I'd like to eliminate the current "Moderation Queue" entirely.
I'd like to replace it with a "Submission Queue".
The difference is that a submission queue is for ironing out the kinks in an article. Mostly structural issues -- spelling, grammar, broken links. Possibly some content issues -- there is a lot of, frankly, sophomoric crud spewed forth on K5 that's little more than uninformed opinion. Or maybe it is informed opinion, but the author has:
- Grossly mismatched a title to a subject.
- Failed to provide any external references.
- Failed to organize the article at all
- Gone hopelessly beyond his/her depth.
The submission queue is where stuff is submitted for a first, very rough cut, and slapped into technical shape. Really bad stuff -- spam, trolls, hopelessly lost articles -- are killed or remanded to diary. Everything else goes to section (possibly on the basis of what section the SubQue folks thought appropriate, possibly with a title SubQue folks thought appropriate). The only truly doomed content is spam and trolls. Everything else continues to exist and be accessible.
Once content hits the deck, it's still subject to moderation. Possibly also implicit measures such as how often it's read, how many comments are made, how highly rated these comments are. An article that generates a spew of flamebait doesn't merit front page placement. An article that generates a few, very highly regarded, comments, might.
The idea is to make the initial go/no-go decision quickly. Preferably within a few hours -- say anywhere from one to twelve. I'd prefer not to have anything hang in queue for more than a day. It's far less important to make critical decisions about quality than to promote a fair bit of reasonably good stuff.
Once on deck (in section), moderation and activity could further promote or demote an article. I'd like to see it be possible for an older article to be revived if it gets promoted high enough.
Periodically, highly-rated section content gets promoted to front page. Maybe once a day, maybe three times. Maybe once every other day.
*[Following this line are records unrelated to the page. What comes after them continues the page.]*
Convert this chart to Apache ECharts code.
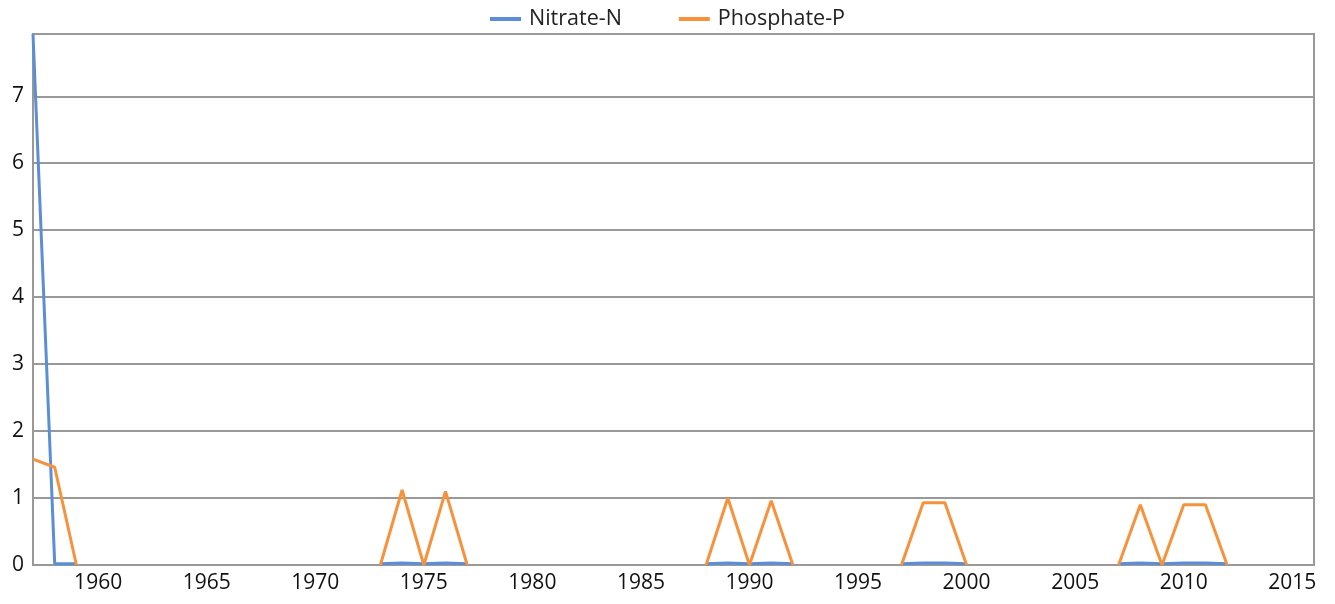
<!DOCTYPE html>
<html><head><meta charset="utf-8">
<script src="https://cdn.jsdelivr.net/npm/echarts@6/dist/echarts.min.js"></script>
<style>html,body{margin:0;padding:0;background:#fff}#c{width:1335px;height:604px}</style>
</head><body><div id="c"></div>
<script>
const years = [1957,1958,1959,1960,1972,1973,1974,1975,1976,1977,1978,1987,1988,1989,1990,1991,1992,1993,1996,1997,1998,1999,2000,2001,2006,2007,2008,2009,2010,2011,2012];
const nitrate = [7.93,0.02,0.02,null,null,0.02,0.03,0.02,0.03,0.02,null,null,0.02,0.03,0.02,0.03,0.02,null,null,0.02,0.03,0.03,0.02,null,null,0.02,0.03,0.02,0.03,0.03,0.02];
const phosphate = [1.58,1.46,0,null,null,0,1.12,0,1.1,0,null,null,0,1.0,0,0.96,0,null,null,0,0.93,0.93,0,null,null,0,0.9,0,0.9,0.9,0];
const xLabels = [1960,1965,1970,1975,1980,1985,1990,1995,2000,2005,2010,2015];
const yTicks = [0,1,2,3,4,5,6,7];

const font = '"Open Sans", "Noto Sans", sans-serif';
const chart = echarts.init(document.getElementById('c'), null, {renderer:'canvas'});
chart.setOption({
  animation:false,
  legend:{top:3,left:'center',icon:'rect',itemWidth:31,itemHeight:4,itemGap:57,
    textStyle:{fontFamily:font,fontSize:21.5,color:'#222',padding:[0,0,0,3]},
    data:['Nitrate-N','Phosphate-P']},
  grid:{left:33,right:21,top:34,bottom:39,show:true,borderColor:'#999',borderWidth:2,containLabel:false},
  xAxis:{type:'value',min:1957,max:2016,
    axisLine:{show:true,onZero:false,lineStyle:{color:'#999',width:2}},
    axisTick:{show:false},splitLine:{show:false},
    axisLabel:{customValues:xLabels,fontFamily:font,fontSize:21,color:'#111',margin:8,formatter:v=>String(v)}},
  yAxis:{type:'value',min:0,max:7.93,interval:1,
    axisLine:{show:true,lineStyle:{color:'#999',width:2}},
    axisTick:{show:false},
    splitLine:{show:true,lineStyle:{color:'#999',width:2}},
    axisLabel:{customValues:yTicks,fontFamily:font,fontSize:21,color:'#111',margin:9}},
  series:[
    {name:'Nitrate-N',type:'line',data:years.map((y,i)=>[y,nitrate[i]]),showSymbol:false,
      lineStyle:{color:'#5B8ED6',width:3},itemStyle:{color:'#5B8ED6'},connectNulls:false},
    {name:'Phosphate-P',type:'line',data:years.map((y,i)=>[y,phosphate[i]]),showSymbol:false,
      lineStyle:{color:'#F7923C',width:3},itemStyle:{color:'#F7923C'},connectNulls:false}
  ]
});
</script></body></html>
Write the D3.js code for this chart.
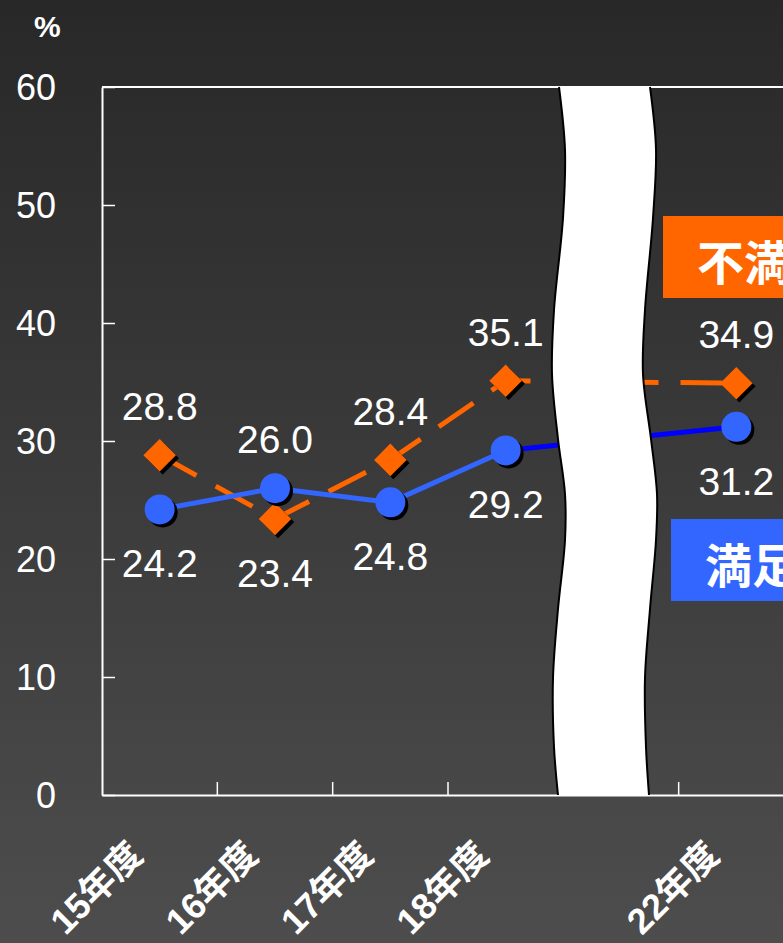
<!DOCTYPE html>
<html><head><meta charset="utf-8">
<script src="https://cdn.jsdelivr.net/npm/d3@7"></script>
<style>html,body{margin:0;padding:0;background:#2a2a2a;overflow:hidden}</style>
</head><body><svg id="c" width="783" height="943"></svg>
<script>
// ---- data ----
const categories = ["15年度","16年度","17年度","18年度","22年度"];
const slots = ["15年度","16年度","17年度","18年度","(中略)","22年度"];
const dissatisfied = [28.8, 23.4, 28.4, 35.1, 34.9];
const satisfied = [24.2, 26.0, 24.8, 29.2, 31.2];
const yTicks = [0, 10, 20, 30, 40, 50, 60];
const seriesNames = ["不満", "満足"];
const unitLabel = "%";

// ---- layout ----
const W = 783, H = 943;
const svg = d3.select("#c");
const FONT = "'Liberation Sans','Noto Sans CJK JP',Arial,sans-serif";
const ORANGE = "#ff6600", BLUE = "#3366ff", DEEPBLUE = "#0000ff";

const defs = svg.append("defs");
const grad = defs.append("linearGradient").attr("id","bg").attr("x1",0).attr("y1",0).attr("x2",0).attr("y2",1);
grad.append("stop").attr("offset","0%").attr("stop-color","#282828");
grad.append("stop").attr("offset","100%").attr("stop-color","#4d4d4d");
svg.append("rect").attr("width",W).attr("height",H).attr("fill","url(#bg)");

const x = d3.scaleBand().domain(slots).range([102, 794]).padding(0);
const cx = c => x(c) + x.bandwidth()/2;
const y = d3.scaleLinear().domain([0, 60]).range([795, 87]);

// y axis
const yAxis = svg.append("g").attr("transform","translate(102,0)")
  .call(d3.axisLeft(y).tickValues(yTicks).tickSize(-13).tickSizeOuter(0).tickPadding(46));
yAxis.select(".domain").attr("stroke","#fff").attr("stroke-width",2);
yAxis.selectAll(".tick line").attr("stroke","#fff").attr("stroke-width",1.5);
yAxis.selectAll(".tick text").attr("fill","#fff").attr("font-family",FONT).attr("font-size",36).attr("dy","0.36em");

// x axis
const xAxis = svg.append("g").attr("transform","translate(0,795)")
  .call(d3.axisBottom(x).tickSize(0).tickFormat(""));
xAxis.select(".domain").attr("stroke","#fff").attr("stroke-width",2);
// ticks on band boundaries (pointing inward)
svg.append("g").selectAll("line").data(slots.slice(1).concat(["__end"]))
  .join("line")
  .attr("x1", d => d === "__end" ? x.range()[1] : x(d))
  .attr("x2", d => d === "__end" ? x.range()[1] : x(d))
  .attr("y1", 795).attr("y2", 782)
  .attr("stroke","#fff").attr("stroke-width",1.5);
// top frame
svg.append("line").attr("x1",102).attr("x2",x.range()[1]).attr("y1",y(60)).attr("y2",y(60))
  .attr("stroke","#fff").attr("stroke-width",2);

// x labels
svg.append("g").selectAll("text").data(categories).join("text")
  .attr("transform", d => `translate(${cx(d)-15},857) rotate(-45)`)
  .attr("text-anchor","end").attr("fill","#fff").attr("font-family",FONT)
  .attr("font-weight","bold").attr("font-size",36).text(d => d);

// unit
svg.append("text").attr("x",34).attr("y",37).attr("fill","#fff").attr("font-family",FONT)
  .attr("font-weight","bold").attr("font-size",30).text(unitLabel);

// ---- lines ----
const pts = vals => categories.map((c,i) => [cx(c), y(vals[i])]);
const dPts = pts(dissatisfied), sPts = pts(satisfied);
const line = d3.line();

svg.append("path").attr("d", line(dPts)).attr("fill","none").attr("stroke",ORANGE)
  .attr("stroke-width",5).attr("stroke-dasharray","42,22");
svg.append("path").attr("d", line(sPts.slice(0,4))).attr("fill","none").attr("stroke",BLUE)
  .attr("stroke-width",5);
svg.append("path").attr("d", line(sPts.slice(3))).attr("fill","none").attr("stroke",DEEPBLUE)
  .attr("stroke-width",5);

// ---- markers ----
const sq = d3.symbol().type(d3.symbolSquare).size(23*23);
function drawMarkers(idx, layer) {
  idx.forEach(i => {
    const [px,py] = dPts[i];
    layer.append("path").attr("d", sq()).attr("transform",`translate(${px+3},${py+3}) rotate(45)`).attr("fill","#000");
    layer.append("path").attr("d", sq()).attr("transform",`translate(${px},${py}) rotate(45)`).attr("fill",ORANGE);
    const [qx,qy] = sPts[i];
    layer.append("circle").attr("cx",qx+3).attr("cy",qy+3).attr("r",15).attr("fill","#000");
    layer.append("circle").attr("cx",qx).attr("cy",qy).attr("r",15).attr("fill",BLUE);
  });
}

// ---- axis break (wavy white band) ----
const leftEdge = [[559,87],[565,150],[563,218],[554,310],[552,374],[558,439],[565,494],[565,540],[558,609],[553,678],[554,747],[558,795]];
const rightEdge = [[650,87],[656,149],[653,218],[645,310],[643,374],[651,439],[657,494],[656,540],[650,609],[645,678],[646,747],[649,795]];
const cl = d3.line().curve(d3.curveCatmullRom);
const brk = svg.append("g");
brk.append("path")
  .attr("d", cl(leftEdge) + "L" + cl(rightEdge.slice().reverse()).slice(1) + "Z")
  .attr("fill","#fff");
brk.append("path").attr("d", cl(leftEdge)).attr("fill","none").attr("stroke","#000").attr("stroke-width",2);
brk.append("path").attr("d", cl(rightEdge)).attr("fill","none").attr("stroke","#000").attr("stroke-width",2);

drawMarkers(d3.range(categories.length), svg.append("g"));

// ---- value labels ----
const lab = svg.append("g").attr("fill","#fff").attr("font-family",FONT).attr("font-size",39).attr("text-anchor","middle");
categories.forEach((c,i) => {
  const dAbove = dissatisfied[i] >= satisfied[i];
  lab.append("text").attr("x", dPts[i][0]).attr("y", dPts[i][1] + (dAbove ? -35 : 68)).text(dissatisfied[i].toFixed(1));
  lab.append("text").attr("x", sPts[i][0]).attr("y", sPts[i][1] + (dAbove ? 68 : -35)).text(satisfied[i].toFixed(1));
});

// ---- legend boxes ----
const leg = [
  {name: seriesNames[0], color: ORANGE, bx: 663, by: 216, tx: 697, ty: 280},
  {name: seriesNames[1], color: BLUE, bx: 671, by: 519, tx: 705, ty: 583}
];
leg.forEach(l => {
  svg.append("rect").attr("x",l.bx).attr("y",l.by).attr("width",200).attr("height",82).attr("fill",l.color);
  svg.append("text").attr("x",l.tx).attr("y",l.ty).attr("fill","#fff").attr("font-family",FONT)
    .attr("font-weight","bold").attr("font-size",47).text(l.name);
});
</script>
</body></html>
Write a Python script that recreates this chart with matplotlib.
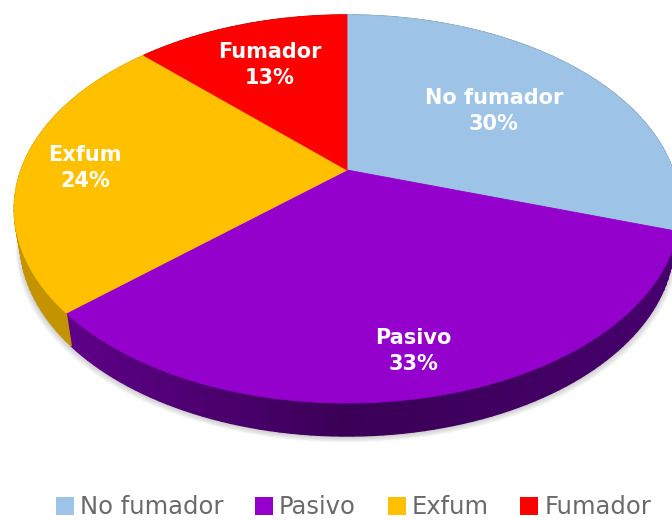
import numpy as np
import matplotlib
matplotlib.use("Agg")
import matplotlib.pyplot as plt
from matplotlib.path import Path
from matplotlib.transforms import Transform, Affine2D

categories = ["No fumador", "Pasivo", "Exfum", "Fumador"]
values = [30, 33.4, 24, 12.6]
colors = ["#9DC3E6", "#9400CC", "#FFC000", "#FF0000"]
label_xy = [(494, 111), (413, 351), (85, 168), (270, 65)]

CX, CY, A, B, K = 347.0, 170.0, 326.0, 186.2, 0.201
DEPTH, SHRINK = 33.0, 0.982


def project(u, v, dy=0.0, s=1.0):
    den = 1 + K * v
    return CX + s * A * u / den, CY - B * v / den + dy


class Persp(Transform):
    input_dims = output_dims = 2
    has_inverse = False
    is_affine = False

    def transform_non_affine(self, values):
        x, y = project(values[:, 0], values[:, 1])
        return np.column_stack([x, y])

    def transform_path_non_affine(self, path):
        big = path.transformed(Affine2D().scale(2000))
        poly = big.to_polygons(closed_only=False)[0] / 2000
        return Path(self.transform_non_affine(poly))


fig = plt.figure(figsize=(6.72, 5.20), dpi=100)
ax = fig.add_axes([0, 0, 1, 1])
wedges, _ = ax.pie(values, colors=colors, startangle=90, counterclock=False, radius=1)
ax.set_aspect("auto")
ax.set_xlim(0, 672)
ax.set_ylim(520, 0)
ax.axis("off")

persp = Persp()
for w, c in zip(wedges, colors):
    w.set_transform(persp + ax.transData)
    w.set_zorder(3)
    w.set_edgecolor(c)
    w.set_linewidth(0.6)
    w.set_clip_on(True)

# soft shadow under the rim
th = np.linspace(0, 2 * np.pi, 361)
for i in range(7):
    sx, sy = project(np.sin(th), np.cos(th), dy=DEPTH + 1 + i * 0.9, s=SHRINK + i * 0.0022)
    ax.fill(sx, sy, color="#707070", alpha=0.055, lw=0, zorder=0.2)


def lerp(c1, c2, t):
    c1, c2 = np.array(matplotlib.colors.to_rgb(c1)), np.array(matplotlib.colors.to_rgb(c2))
    return tuple(c1 + (c2 - c1) * t)


# side wall, built from the slice angles
ends = np.cumsum(values) / np.sum(values) * 2 * np.pi
starts = np.r_[0, ends[:-1]]
for a0, a1, name in zip(starts, ends, categories):
    steps = np.linspace(a0, a1, int((a1 - a0) / np.radians(1.5)) + 2)
    for t0, t1 in zip(steps[:-1], steps[1:]):
        x0, y0 = project(np.sin(t0), np.cos(t0))
        x1, y1 = project(np.sin(t1), np.cos(t1))
        x2, y2 = project(np.sin(t1), np.cos(t1), DEPTH, SHRINK)
        x3, y3 = project(np.sin(t0), np.cos(t0), DEPTH, SHRINK)
        xm = (x0 + x1) / 2
        if name == "Pasivo":
            col = lerp("#5E0088", "#3A0056", (xm - 67) / 280) if xm < 347 else lerp("#3A0056", "#46006C", (xm - 347) / 320)
        elif name == "Exfum":
            col = "#C49300"
        elif name == "No fumador":
            col = "#5F7F9E"
        else:
            col = "#A00000"
        ax.fill([x0, x1, x2, x3], [y0, y1, y2, y3], color=col, lw=1.0, zorder=1)

for cat, val, (lx, ly) in zip(categories, values, label_xy):
    ax.text(lx, ly, f"{cat}\n{round(val)}%", color="white", fontsize=15, fontweight="bold",
            ha="center", va="center", linespacing=1.4, zorder=5, family="DejaVu Sans")

leg = ax.legend(wedges, categories, ncol=4, loc="lower center", bbox_to_anchor=(0.526, 0.001),
                frameon=False, fontsize=17.5, labelcolor="#6A6A6A", handlelength=0.74, handleheight=0.74,
                handletextpad=0.25, columnspacing=1.3, borderpad=0, borderaxespad=0)
for h in leg.legend_handles:
    h.set_linewidth(0)

fig.savefig("out.png", dpi=100)
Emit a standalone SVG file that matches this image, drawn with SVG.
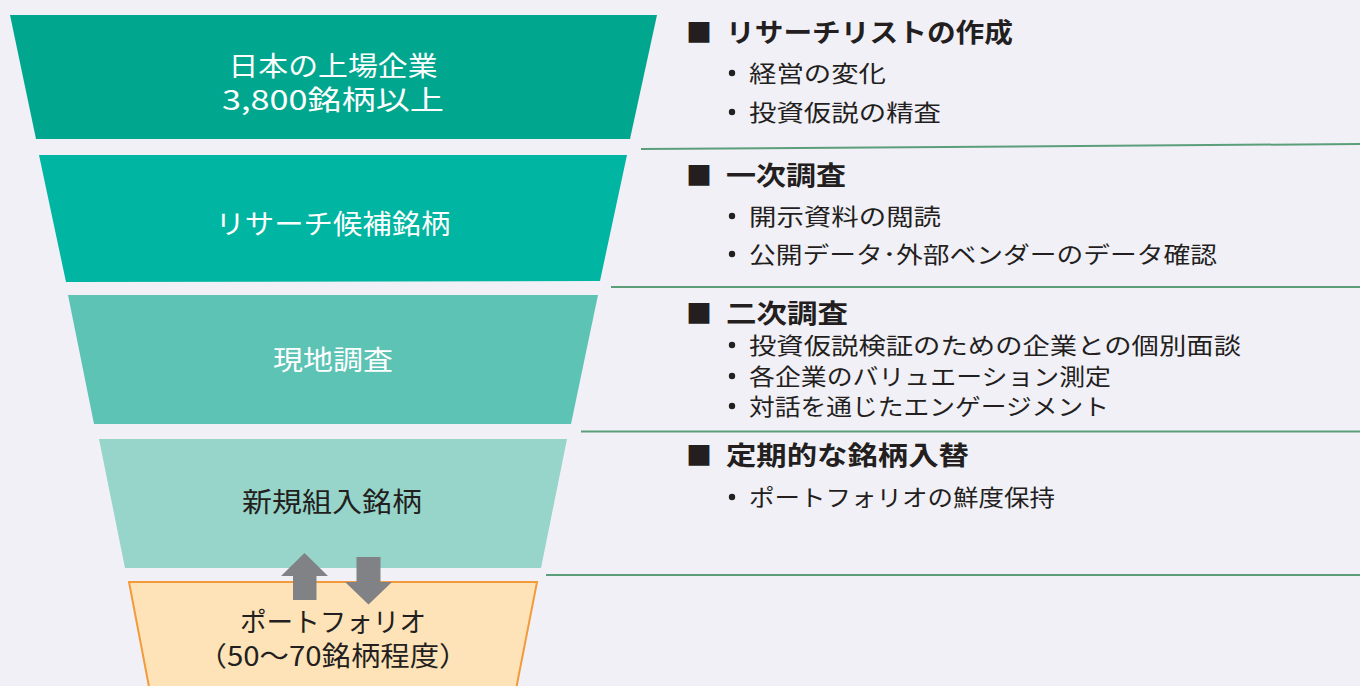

Scoop site manager gets to choose. This would include all sections, including best picks from diaries (it's really hard to find the good stuff in diaries right now). There would also be tools to provide lists of current, highly-rated articles within each section, etc. Scoop's an immensely rich data source, I just wish it would use what it's got.
The implicit assumptions are:
- It doesn't take too many opinions to get a basic assessment (very rough cut) of quality.
- No simple, computationaly unintensive, predictive metric is going to do a good job of predicting story performance.
- A better assessment is to look at first-day's performance on deck. Note that this is less time than many submissions currently spend in queue.
- A sufficient number of honest users exist to make this work.
- Abuse significant enough to effect the system is significant enough to be detected.
- Scheduling and other needs are handled outside the submission queue.